While its planetary system is similar to ours in some ways, it also shows striking differences.
For example, it boasts a previously discovered planet of roughly Saturn's mass orbiting so close to the star that its "year" is 14.7 days long a bit like replacing Mercury with Saturn. The Marcy-Butler team hints that the system may yet include a third planet, but the data at the moment are ambiguous.
Still, having a planet close to Jupiter's mass (3.5 to 5 times as massive) at close to Jupiter's distance (0.3 astronomical units farther out) with an orbital period about a year longer than Jupiter's is intriguing, Butler says.
He explains that in the early years of our solar system, Jupiter "gravitationally vacuumed most of the debris out of the inner solar system. This made it possible for life to evolve" with only occasional collisions from asteroids compared with the outer planets.
Moreover, he continues, Jupiter would eject any planet with the highly elliptical, or eccentric, orbits typical of many extrasolar planets found so far.
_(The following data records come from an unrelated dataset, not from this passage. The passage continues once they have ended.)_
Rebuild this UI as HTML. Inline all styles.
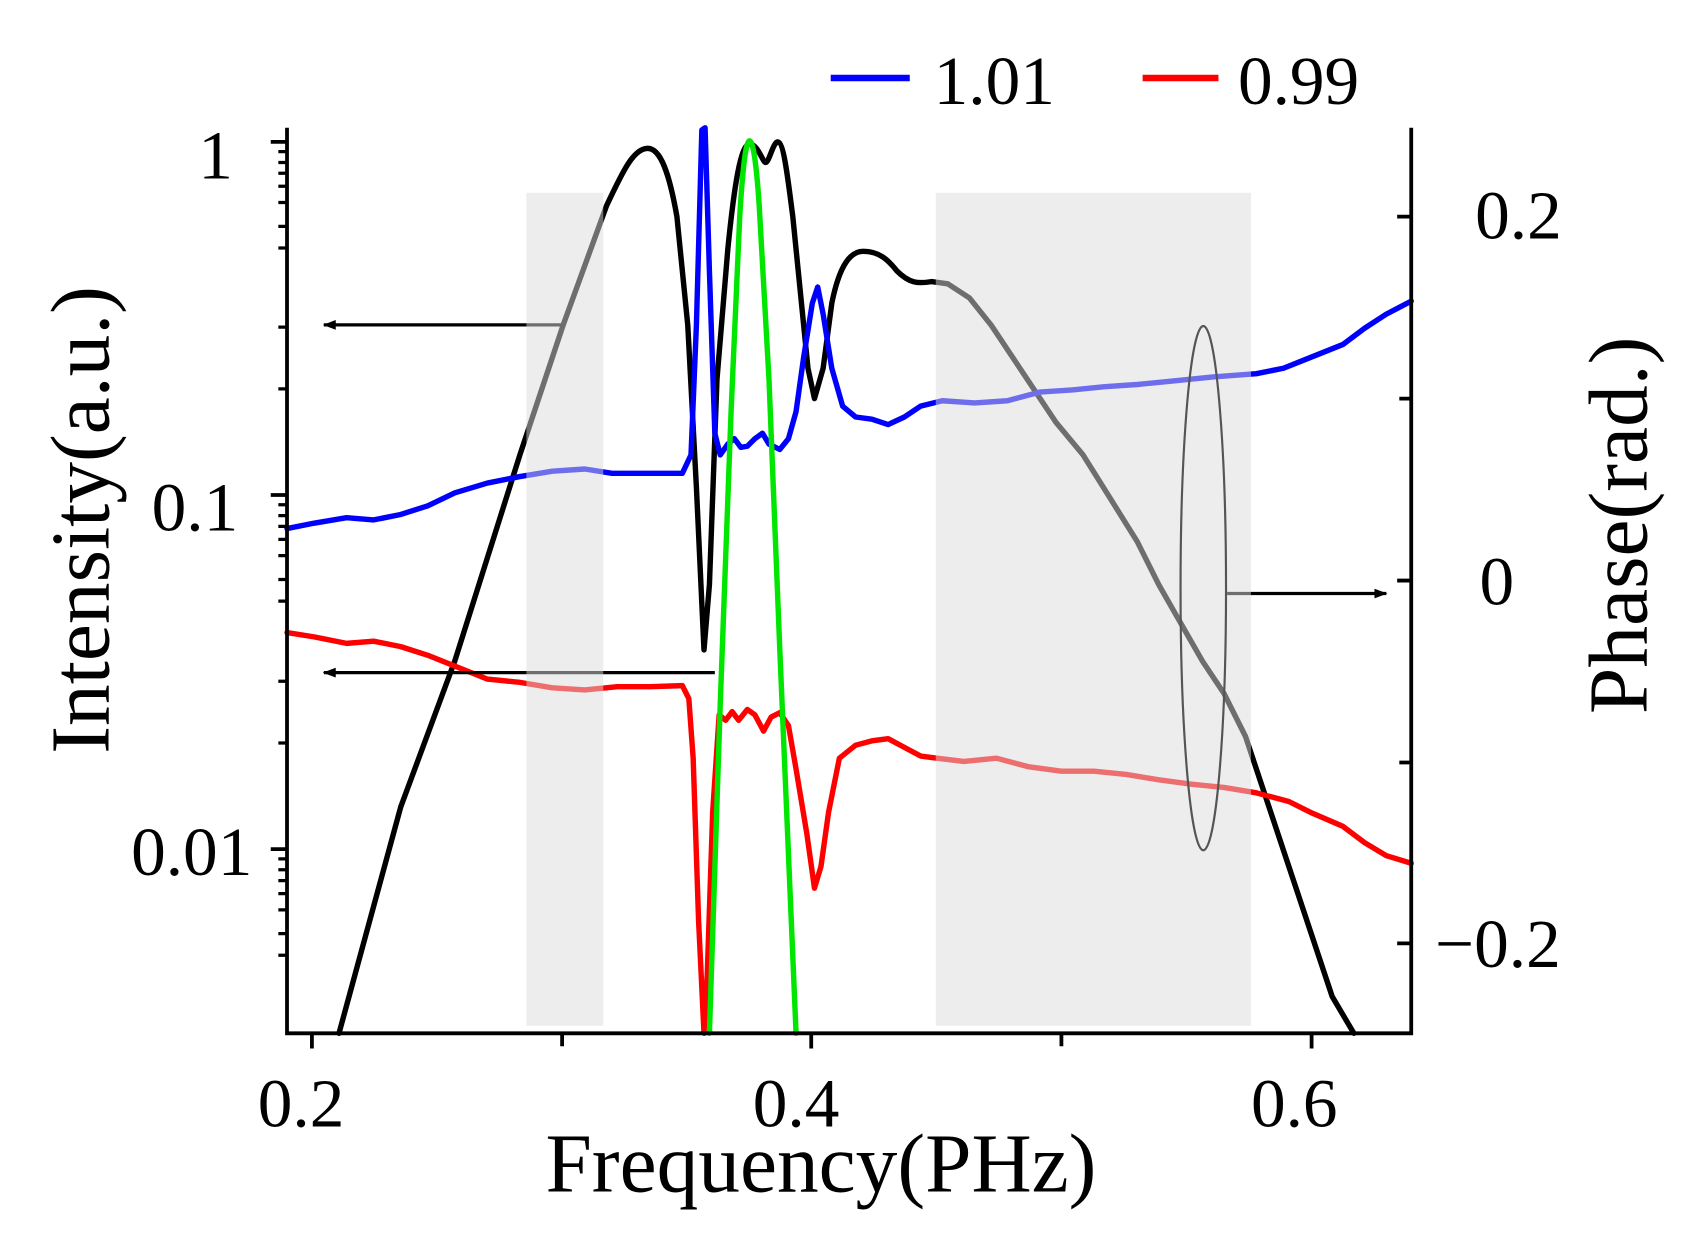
<!DOCTYPE html>
<html><head><meta charset="utf-8"><style>html,body{margin:0;padding:0;background:#fff}svg{display:block}</style></head>
<body>
<svg width="1695" height="1251" viewBox="0 0 1565 1155" preserveAspectRatio="none" xmlns="http://www.w3.org/2000/svg" font-family="Liberation Serif, serif">
<defs><marker id="ah" markerWidth="12" markerHeight="9" refX="11" refY="4.5" orient="auto" markerUnits="userSpaceOnUse"><path d="M0,0 L12,4.5 L0,9 z" fill="#000"/></marker></defs>
<g fill="none" stroke-linejoin="round" stroke-linecap="round">
<path stroke="#000" stroke-width="5" d="M313,954 L370,745 L420,610 L480,420 L520,300 L560,190 C575,158 585,137 598,137 C610,137 618,160 625,200 L635,300 L643,450 L650,600 L655,540 L662,350 L672,230 C678,170 684,133 692,133 C700,133 704,150 707,150 C710,150 714,131 718,131 C724,131 728,170 732,200 L740,280 L746,340 L752,368 L760,340 L768,280 C775,245 785,232 797,232 C812,232 820,240 828,250 C840,262 848,262 860,260 L875,262 L895,275 L915,300 L935,330 L955,360 L975,390 L1000,420 L1025,460 L1050,500 L1070,540 L1090,575 L1110,610 L1130,640 L1150,680 L1170,740 L1190,800 L1210,860 L1230,920 L1250,954"/>
<polyline stroke="#0000ff" stroke-width="5" points="265,488 290,483 320,478 345,480 370,475 395,467 420,455 450,446 480,440 510,435 540,433 565,437 600,437 630,437 638,420 643,300 648,120 651,118 655,250 660,400 665,420 672,410 678,405 684,413 690,412 697,405 704,400 710,410 720,415 728,405 735,380 742,330 750,280 755,265 760,290 768,340 778,375 790,385 805,387 820,392 835,385 850,375 870,370 900,372 930,370 960,362 990,360 1020,357 1050,355 1080,352 1120,348 1160,345 1185,340 1210,330 1240,318 1260,303 1280,290 1303,278"/>
<polyline stroke="#ff0000" stroke-width="5" points="265,584 290,588 320,594 345,592 370,597 395,605 420,615 450,627 480,630 510,635 540,637 570,634 600,634 630,633 636,645 640,700 645,850 650,954 653,900 658,750 664,660 670,665 676,657 682,665 690,655 697,660 705,675 712,662 720,658 728,670 735,710 745,770 752,820 758,800 765,750 775,700 790,688 805,684 820,682 835,690 850,698 865,700 890,703 920,700 950,708 980,712 1010,712 1040,715 1070,720 1100,724 1130,727 1160,732 1190,740 1210,750 1240,763 1260,778 1280,790 1303,797"/>
<path stroke="#00e600" stroke-width="5" d="M655,954 L665,650 L675,380 L683,200 C686,150 689,130 692,130 C696,130 699,160 701,190 L710,350 L720,600 L735,954"/>
</g>
<line x1="660" y1="621" x2="299" y2="621" stroke="#000" stroke-width="3" marker-end="url(#ah)"/>
<line x1="518" y1="300" x2="299" y2="300" stroke="#000" stroke-width="3" marker-end="url(#ah)"/>
<line x1="1133" y1="548" x2="1280" y2="548" stroke="#000" stroke-width="3" marker-end="url(#ah)"/>
<rect x="486" y="178" width="71" height="769" fill="#dcdcdc" opacity="0.5"/>
<rect x="864" y="178" width="291" height="769" fill="#dcdcdc" opacity="0.5"/>
<ellipse cx="1111" cy="543" rx="21" ry="242" fill="none" stroke="#555" stroke-width="2"/>
<g stroke="#000" stroke-width="3.5" fill="none">
<path d="M265,118 V954 H1303 V118"/>
<path d="M250,131 H265 M250,457 H265 M250,784 H265"/>
<path d="M288,954 V968 M519,954 V966 M749,954 V968 M980,954 V966 M1211,954 V968"/>
<path d="M1290,200 H1303 M1292,368 H1303 M1290,536 H1303 M1292,704 H1303 M1290,871 H1303"/>
</g>
<g stroke="#000" stroke-width="3">
<path d="M257,229 H265 M257,187 H265 M257,209 H265 M257,172 H265 M257,160 H265 M257,150 H265 M257,140 H265 M257,359 H265 M257,302 H265"/>
<path d="M257,555 H265 M257,513 H265 M257,535 H265 M257,498 H265 M257,486 H265 M257,476 H265 M257,466 H265 M257,686 H265 M257,629 H265"/>
<path d="M257,882 H265 M257,840 H265 M257,862 H265 M257,825 H265 M257,813 H265 M257,803 H265 M257,793 H265"/>
</g>
<g font-size="64" fill="#000">
<text x="215" y="165" text-anchor="end">1</text>
<text x="220" y="490" text-anchor="end">0.1</text>
<text x="233" y="808" text-anchor="end">0.01</text>
<text x="278" y="1040" text-anchor="middle">0.2</text>
<text x="735" y="1040" text-anchor="middle">0.4</text>
<text x="1195" y="1040" text-anchor="middle">0.6</text>
<text x="1362" y="220">0.2</text>
<text x="1366" y="558">0</text>
<text x="1325" y="893">−0.2</text>
<text x="862" y="96">1.01</text>
<text x="1143" y="96">0.99</text>
</g>
<line x1="767" y1="72" x2="840" y2="72" stroke="#0000ff" stroke-width="6"/>
<line x1="1055" y1="72" x2="1125" y2="72" stroke="#ff0000" stroke-width="6"/>
<g font-size="77" fill="#000">
<text x="758" y="1100" text-anchor="middle">Frequency(PHz)</text>
<text transform="translate(100,480) rotate(-90)" text-anchor="middle">Intensity(a.u.)</text>
<text transform="translate(1520,485) rotate(-90)" text-anchor="middle">Phase(rad.)</text>
</g>
</svg>
</body></html>
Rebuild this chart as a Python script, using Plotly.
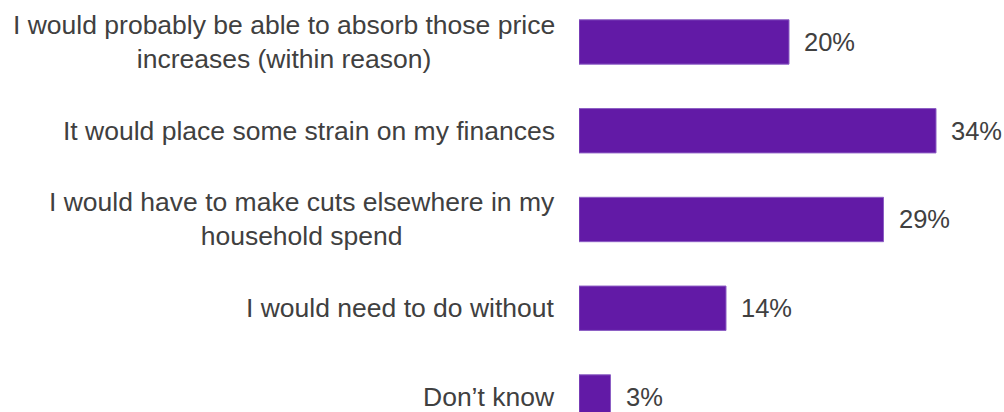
import plotly.graph_objects as go

# Survey responses (share of respondents, %)
categories = [
    "I would probably be able to absorb those price<br>increases (within reason)",
    "It would place some strain on my finances",
    "I would have to make cuts elsewhere in my<br>household spend",
    "I would need to do without",
    "Don\u2019t know",
]
values = [20, 34, 29, 14, 3]
value_labels = ["20%", "34%", "29%", "14%", "3%"]

BAR_COLOR = "#621AA6"
TEXT_COLOR = "#404040"
FONT = "Liberation Sans, Arial, sans-serif"
LABEL_SIZE = 26.5
VALUE_SIZE = 25.5

positions = list(range(len(categories)))

fig = go.Figure(
    go.Bar(
        x=values,
        y=positions,
        orientation="h",
        width=0.5,
        marker=dict(color=BAR_COLOR, line=dict(color="#8C5EC4", width=1)),
        hoverinfo="skip",
    )
)

annotations = []
# Category labels, right-aligned against the bars, lines centred
for pos, label in zip(positions, categories):
    annotations.append(
        dict(
            x=0, y=pos, xref="x", yref="y",
            text=label, showarrow=False,
            xanchor="right", yanchor="middle", align="center",
            xshift=-22,
            font=dict(family=FONT, size=LABEL_SIZE, color=TEXT_COLOR),
        )
    )
# Value labels to the right of each bar
for pos, v, lab in zip(positions, values, value_labels):
    annotations.append(
        dict(
            x=v, y=pos, xref="x", yref="y",
            text=lab, showarrow=False,
            xanchor="left", yanchor="middle",
            xshift=13,
            font=dict(family=FONT, size=VALUE_SIZE, color=TEXT_COLOR),
        )
    )

fig.update_layout(
    width=1004,
    height=412,
    margin=dict(l=579, r=0, t=0, b=0),
    paper_bgcolor="white",
    plot_bgcolor="white",
    showlegend=False,
    annotations=annotations,
    xaxis=dict(
        range=[0, 425 / 10.5],
        visible=False,
        fixedrange=True,
    ),
    yaxis=dict(
        range=[4.169, -0.473],
        visible=False,
        fixedrange=True,
    ),
)

fig.write_html("out.html")
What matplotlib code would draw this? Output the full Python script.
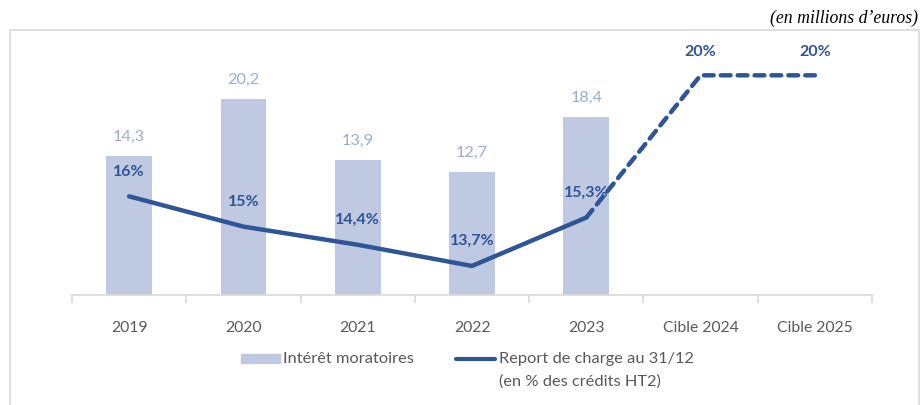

Thus the giant planet could have helped stabilize Earth in its life-favorable location.
The planet's distance from the glare of its parent star also makes it a strong candidate for direct detection by space-based telescopes planned for the next decade and beyond, says Dr. Fischer. Indeed, during the past two or three years, she says, the team's focus has shifted to picking targets for these telescopes to examine.
The first, NASA's Kepler mission, is scheduled for launch in 2006. It would look for Earth-like planets. This would be followed by the Space Interferometry Mission, scheduled for launch in 2009, and the Terrestrial Planet Finder. The latter is still under consideration, but planners would like to launch in 2012.
When astronomers talk about searching for solar systems "like ours," they don't mean a Xerox copy, but one with similar gravitational effects that could render it hospitable to life.
"The discovery of a Jupiter-like planet ... really does begin to show a system that shares attributes" with our solar system, Butler says.